• _Exercise task_
Starting with the first line of the listing, quote each line exactly until and including the one with "anchor=base] (stochtitle) at", leaving pictures out.
========================
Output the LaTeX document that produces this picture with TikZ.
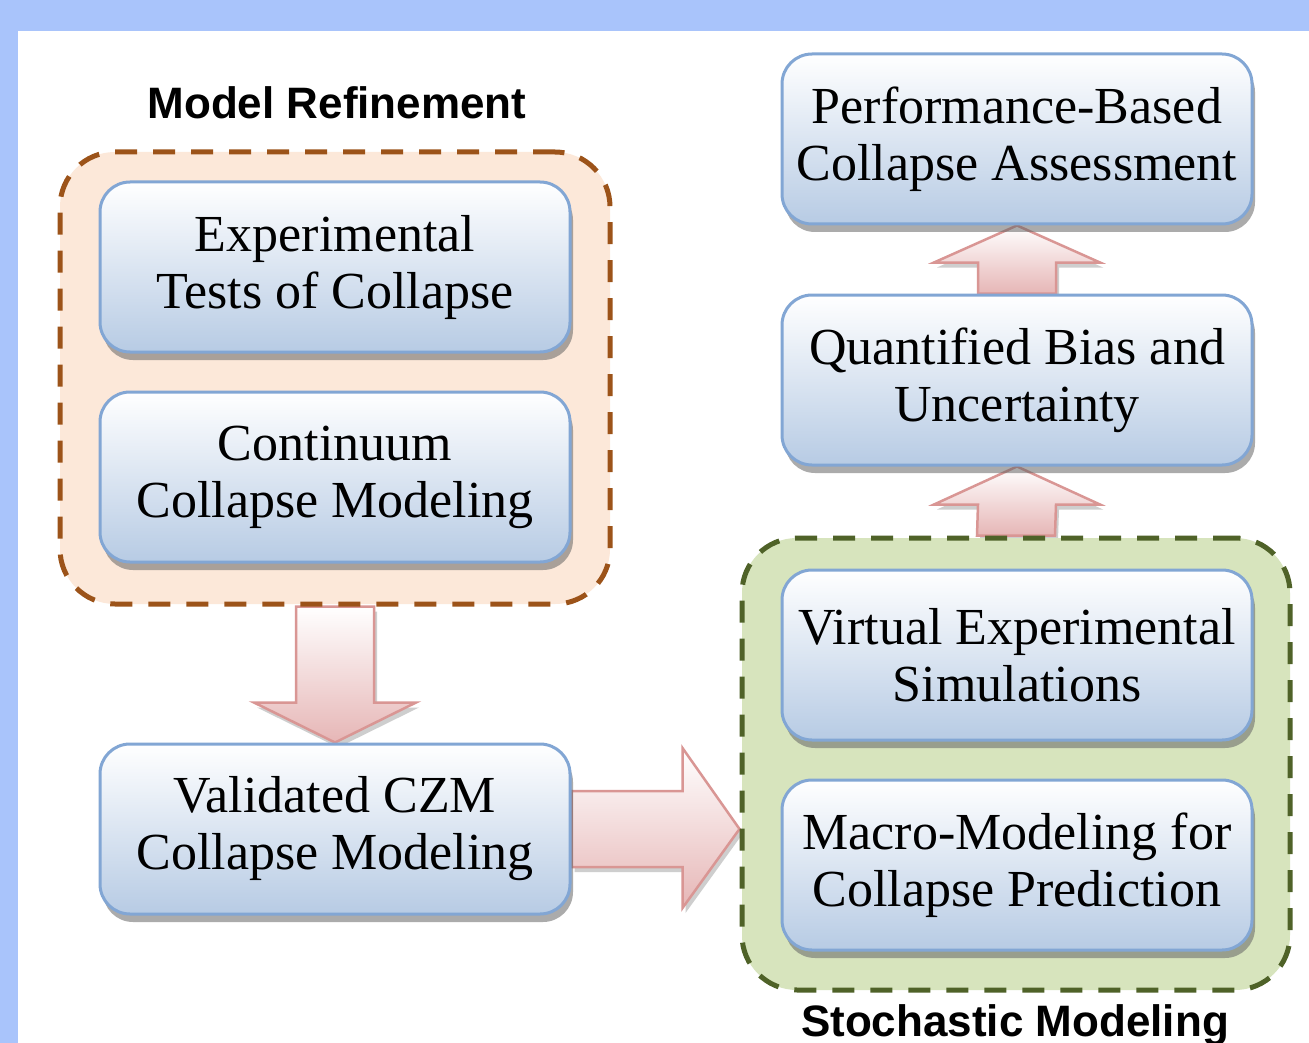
\documentclass[tikz,border=0pt]{standalone}
\usepackage{fontspec}
\setmainfont{Liberation Serif}
\newfontfamily\headfont{Liberation Sans}
\usetikzlibrary{shadows,calc}

\definecolor{pageblue}{HTML}{A9C4FB}
\definecolor{boxline}{HTML}{82A6D4}
\definecolor{boxbottom}{HTML}{B7CBE4}
\definecolor{refinefill}{HTML}{FCE8D9}
\definecolor{refinedash}{HTML}{9C5319}
\definecolor{stochfill}{HTML}{D7E4BD}
\definecolor{stochdash}{HTML}{4F6228}
\definecolor{arrowline}{HTML}{D99694}
\definecolor{arrowpink}{HTML}{E6B6B6}

\pgfdeclarelayer{pagelayer}
\pgfdeclarelayer{arrowlayer}
\pgfsetlayers{pagelayer,arrowlayer,main}

\begin{document}
\begin{tikzpicture}[x=1pt,y=-1pt,
  stepbox/.style={draw=boxline, line width=3pt, rounded corners=30pt,
    top color=white, bottom color=boxbottom,
    minimum width=470pt, minimum height=170pt, inner sep=0pt,
    align=center, font=\fontsize{52}{57}\selectfont,
    drop shadow={shadow xshift=3pt, shadow yshift=-8pt, fill=black!60, opacity=0.55}},
  groupbox/.style={line width=5pt, dash pattern=on 22pt off 16pt,
    rounded corners=55pt, inner sep=0pt},
  grouptitle/.style={font=\headfont\bfseries\fontsize{44}{50}\selectfont, inner sep=0pt},
  blockarrow/.style={draw=arrowline, line width=2.5pt, line join=miter,
    top color=white, bottom color=arrowpink,
    drop shadow={shadow xshift=3pt, shadow yshift=-5pt, fill=black!55, opacity=0.35}}]

\useasboundingbox (0,0) rectangle (1309,1043);

% page frame
\begin{pgfonlayer}{pagelayer}
  \fill[pageblue] (0,0) rectangle (1309,1043);
  \fill[white] (18,31) rectangle (1309,1043);
\end{pgfonlayer}

% dashed groups
\node[groupbox, draw=refinedash, fill=refinefill,
  minimum width=550pt, minimum height=452pt] (refine) at (335,378) {};
\node[groupbox, draw=stochdash, fill=stochfill,
  minimum width=548pt, minimum height=452pt] (stoch) at (1016,764) {};

% group titles
\node[grouptitle, anchor=base] (refinetitle) at (337,119) {Model Refinement};
\node[grouptitle, anchor=base] (stochtitle) at (1015,1036) {Stochastic Modeling};

% process boxes
\node[stepbox] (exp)   at (335,267) {Experimental\\Tests of Collapse};
\node[stepbox] (cont)  at (335,477) {Continuum\\Collapse Modeling};
\node[stepbox] (czm)   at (335,829) {Validated CZM\\Collapse Modeling};
\node[stepbox] (perf)  at (1017,139) {Performance-Based\\Collapse Assessment};
\node[stepbox] (quant) at (1017,380) {Quantified Bias and\\Uncertainty};
\node[stepbox] (virt)  at (1017,655) {Virtual Experimental\\Simulations};
\node[stepbox] (macro) at (1017,865) {Macro-Modeling for\\Collapse Prediction};

\coordinate (rtip) at (stoch.west |- czm.east);

% block arrows
\begin{pgfonlayer}{arrowlayer}
  \path[blockarrow]
    ($(refine.south)+(-39,0)$) -- ($(czm.north)+(-39,-40)$) -- ($(czm.north)+(-81,-40)$)
    -- (czm.north) -- ($(czm.north)+(81,-40)$) -- ($(czm.north)+(39,-40)$)
    -- ($(refine.south)+(39,0)$) -- cycle;
  \path[blockarrow]
    ($(czm.east)+(0,-38)$) -- ($(rtip)+(-57,-38)$) -- ($(rtip)+(-57,-81)$)
    -- (rtip) -- ($(rtip)+(-57,79)$) -- ($(rtip)+(-57,38)$)
    -- ($(czm.east)+(0,38)$) -- cycle;
  \path[blockarrow]
    ($(stoch.north)+(-39,0)$) -- ($(quant.south)+(-39,38)$) -- ($(quant.south)+(-83,38)$)
    -- (quant.south) -- ($(quant.south)+(83,38)$) -- ($(quant.south)+(39,38)$)
    -- ($(stoch.north)+(39,0)$) -- cycle;
  \path[blockarrow]
    ($(quant.north)+(-39,0)$) -- ($(perf.south)+(-39,37)$) -- ($(perf.south)+(-83,37)$)
    -- (perf.south) -- ($(perf.south)+(83,37)$) -- ($(perf.south)+(39,37)$)
    -- ($(quant.north)+(39,0)$) -- cycle;
\end{pgfonlayer}

\end{tikzpicture}
\end{document}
========================
• _Result_
Output the LaTeX document that produces this picture with TikZ.
\documentclass[tikz,border=0pt]{standalone}
\usepackage{fontspec}
\setmainfont{Liberation Serif}
\newfontfamily\headfont{Liberation Sans}
\usetikzlibrary{shadows,calc}

\definecolor{pageblue}{HTML}{A9C4FB}
\definecolor{boxline}{HTML}{82A6D4}
\definecolor{boxbottom}{HTML}{B7CBE4}
\definecolor{refinefill}{HTML}{FCE8D9}
\definecolor{refinedash}{HTML}{9C5319}
\definecolor{stochfill}{HTML}{D7E4BD}
\definecolor{stochdash}{HTML}{4F6228}
\definecolor{arrowline}{HTML}{D99694}
\definecolor{arrowpink}{HTML}{E6B6B6}

\pgfdeclarelayer{pagelayer}
\pgfdeclarelayer{arrowlayer}
\pgfsetlayers{pagelayer,arrowlayer,main}

\begin{document}
\begin{tikzpicture}[x=1pt,y=-1pt,
  stepbox/.style={draw=boxline, line width=3pt, rounded corners=30pt,
    top color=white, bottom color=boxbottom,
    minimum width=470pt, minimum height=170pt, inner sep=0pt,
    align=center, font=\fontsize{52}{57}\selectfont,
    drop shadow={shadow xshift=3pt, shadow yshift=-8pt, fill=black!60, opacity=0.55}},
  groupbox/.style={line width=5pt, dash pattern=on 22pt off 16pt,
    rounded corners=55pt, inner sep=0pt},
  grouptitle/.style={font=\headfont\bfseries\fontsize{44}{50}\selectfont, inner sep=0pt},
  blockarrow/.style={draw=arrowline, line width=2.5pt, line join=miter,
    top color=white, bottom color=arrowpink,
    drop shadow={shadow xshift=3pt, shadow yshift=-5pt, fill=black!55, opacity=0.35}}]

\useasboundingbox (0,0) rectangle (1309,1043);

% page frame
\begin{pgfonlayer}{pagelayer}
  \fill[pageblue] (0,0) rectangle (1309,1043);
  \fill[white] (18,31) rectangle (1309,1043);
\end{pgfonlayer}

% dashed groups
\node[groupbox, draw=refinedash, fill=refinefill,
  minimum width=550pt, minimum height=452pt] (refine) at (335,378) {};
\node[groupbox, draw=stochdash, fill=stochfill,
  minimum width=548pt, minimum height=452pt] (stoch) at (1016,764) {};

% group titles
\node[grouptitle, anchor=base] (refinetitle) at (337,119) {Model Refinement};
\node[grouptitle, anchor=base] (stochtitle) at (1015,1036) {Stochastic Modeling};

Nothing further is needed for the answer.